リブラ構想は各政府中央銀行から大バッシングを受けて、メタは規模を大幅に縮小した「ディエム」に切り替えましたが、いまだ実現していません。ようするに国家としては中央政府と中央銀行がコントロールできない通貨が市場に投入される事態を抑えたいのです。
なぜなら、リブラ構想は中央銀行が持つ「通貨発行権」という絶大な権力を脅かし、また国家からすれば、国家破壊主義につながるような思想でもあるからです。
世界各国は、中央銀行を使って紙幣を刷り、発行益を得ています。これを「シニョレッジ(通貨発行益)」と呼びます。
たとえば1万円札の原価は20円程度であり、1枚刷るごとに9980円の利益が出る計算です。ところが、発行主体も明確ではなく、資産の裏付けもない暗号資産の流通量が増え、決済手段としても広まっていくことで、国家が享受していた貨幣発行特権が大きく毀損(きそん)されてしまうのです。
そればかりか、法定通貨に支えられた一国の経済システムにも大きな影響を与えます。また、暗号資産が中央銀行の金融政策の影響を受けないという問題もあります。そのため仮想通貨が主流になることで、中央銀行の金融政策の効果を阻害する可能性が高くなるのです。
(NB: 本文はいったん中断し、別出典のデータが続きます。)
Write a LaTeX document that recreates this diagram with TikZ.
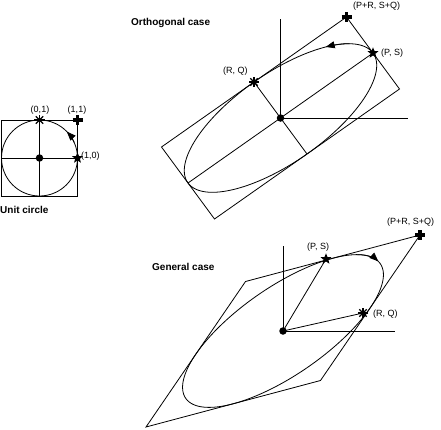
\documentclass[tikz,border=0pt]{standalone}
\usepackage{fontspec}
\setmainfont{Liberation Sans}
\usetikzlibrary{shapes.geometric,arrows.meta}
\tikzset{
  ln/.style={line width=0.8pt},
  lbl/.style={font=\fontsize{9}{10}\selectfont, inner sep=0pt, anchor=west},
  ttl/.style={font=\fontsize{10}{12}\selectfont\bfseries, inner sep=0pt, anchor=west},
  arr/.style={line width=0.8pt, -{Triangle[length=9pt,width=7pt]}},
  starnode/.style={star, star points=5, star point ratio=2.3, fill=black, inner sep=0pt, minimum size=11.5pt},
  dotnode/.style={circle, fill=black, inner sep=0pt, minimum size=7.5pt},
  plusmark/.pic={\draw[line width=3.2pt] (-5,0)--(5,0) (0,-5)--(0,5);},
  astmark/.pic={\foreach \ang in {0,45,90,135}{\draw[line width=1.2pt] (\ang:5.2)--(\ang+180:5.2);}\fill (0,0) circle (2);},
}
\begin{document}
\begin{tikzpicture}[x=1pt,y=-1pt]
\useasboundingbox (0,0) rectangle (441,429);

% ---------------- Unit circle ----------------
\coordinate (u0) at (39.5,158);
\coordinate (uBL) at (1.5,196);
\coordinate (uTR) at (77.5,120);
\coordinate (u10) at (77.5,158);
\coordinate (u01) at (39.5,120);
\coordinate (u11) at (77.5,120);
\coordinate (uL) at (1.5,158);
\coordinate (uB) at (39.5,196);
\draw[ln] (uBL) rectangle (uTR);
\draw[ln] (u0) circle (38);
\draw[ln] (uL) -- (u10);
\draw[ln] (u01) -- (uB);
\draw[arr] plot[domain=24:44, samples=20, variable=\t] ({39.5+38*cos(\t)},{158-38*sin(\t)});
\node[dotnode] (ud) at (u0) {};
\node[starnode] (us) at (u10) {};
\pic at (u01) {astmark};
\pic at (u11) {plusmark};
\node[lbl, anchor=center] (l01) at (40,110) {(0,1)};
\node[lbl, anchor=center] (l11) at (77,110) {(1,1)};
\node[lbl] (l10) at (81,156) {(1,0)};
\node[ttl] (tu) at (0,210) {Unit circle};

% ---------------- Orthogonal case ----------------
% c=(280.5,118), a=(92.5,-65), b=(-26.5,-36)
\coordinate (oc) at (280.5,118);
\coordinate (oPS) at (373,53);
\coordinate (oRQ) at (254,82);
\coordinate (oPR) at (346.5,17);
\coordinate (oC2) at (399.5,89);
\coordinate (oC3) at (214.5,219);
\coordinate (oC4) at (161.5,147);
\coordinate (omA) at (188,183);
\coordinate (omB) at (307,154);
\coordinate (oY) at (280.5,19);
\coordinate (oX) at (408,118);
\draw[ln] plot[domain=0:360, samples=150, variable=\t] ({280.5+92.5*cos(\t)-26.5*sin(\t)},{118-65*cos(\t)-36*sin(\t)}) -- cycle;
\draw[ln] (oPR) -- (oC2) -- (oC3) -- (oC4) -- cycle;
\draw[ln] (oPS) -- (omA);
\draw[ln] (oRQ) -- (omB);
\draw[ln] (oc) -- (oY);
\draw[ln] (oc) -- (oX);
\draw[arr] plot[domain=28:46, samples=20, variable=\t] ({280.5+92.5*cos(\t)-26.5*sin(\t)},{118-65*cos(\t)-36*sin(\t)});
\node[dotnode] (od) at (oc) {};
\node[starnode] (os) at (oPS) {};
\pic at (oRQ) {astmark};
\pic at (oPR) {plusmark};
\node[ttl] (to) at (131,23) {Orthogonal case};
\node[lbl] (loPR) at (353,6) {(P+R, S+Q)};
\node[lbl] (loPS) at (381,53) {(P, S)};
\node[lbl] (loRQ) at (223,71) {(R, Q)};

% ---------------- General case ----------------
% c=(283,331), a=(49.75,-72.75), b=(87.25,-23.25)
\coordinate (gc) at (283,331);
\coordinate (gPS) at (326,259);
\coordinate (gRQ) at (363,313);
\coordinate (gPR) at (420,235);
\coordinate (gC2) at (245.5,281.5);
\coordinate (gC3) at (146,427);
\coordinate (gC4) at (320.5,380.5);
\coordinate (gY) at (283,246);
\coordinate (gX) at (395,331);
\draw[ln] plot[domain=0:360, samples=150, variable=\t] ({283+49.75*cos(\t)+87.25*sin(\t)},{331-72.75*cos(\t)-23.25*sin(\t)}) -- cycle;
\draw[ln] (gPR) -- (gC2) -- (gC3) -- (gC4) -- cycle;
\draw[ln] (gc) -- (gPS);
\draw[ln] (gc) -- (gRQ);
\draw[ln] (gc) -- (gY);
\draw[ln] (gc) -- (gX);
\draw[arr] plot[domain=18:42, samples=20, variable=\t] ({283+49.75*cos(\t)+87.25*sin(\t)},{331-72.75*cos(\t)-23.25*sin(\t)});
\node[dotnode] (gd) at (gc) {};
\node[starnode] (gs) at (gPS) {};
\pic at (gRQ) {astmark};
\pic at (gPR) {plusmark};
\node[ttl] (tg) at (152,267) {General case};
\node[lbl] (lgPS) at (307,247) {(P, S)};
\node[lbl] (lgRQ) at (373,314) {(R, Q)};
\node[lbl] (lgPR) at (387,222) {(P+R, S+Q)};
\end{tikzpicture}
\end{document}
仮にインフレ懸念があるとき、景気の過熱を抑えるために中央銀行は金利を上げ、通貨量を絞って景気調節を行いますが、国家の枠組みを超え、国家の監督下にない暗号資産が肥大し、それが一定量の資金として流動するようになると、中央銀行による景気のコントロールが利かなくなってしまう可能性があるわけです。
特に経済規模の小さな国では、仮想通貨が国の経済政策に与える影響がより深刻になることが十分に考えられます。そうなれば、暗号資産は当然現在のブレトンウッズ体制、すなわちドルによる金融支配体制をも脅かす存在になりかねないのです。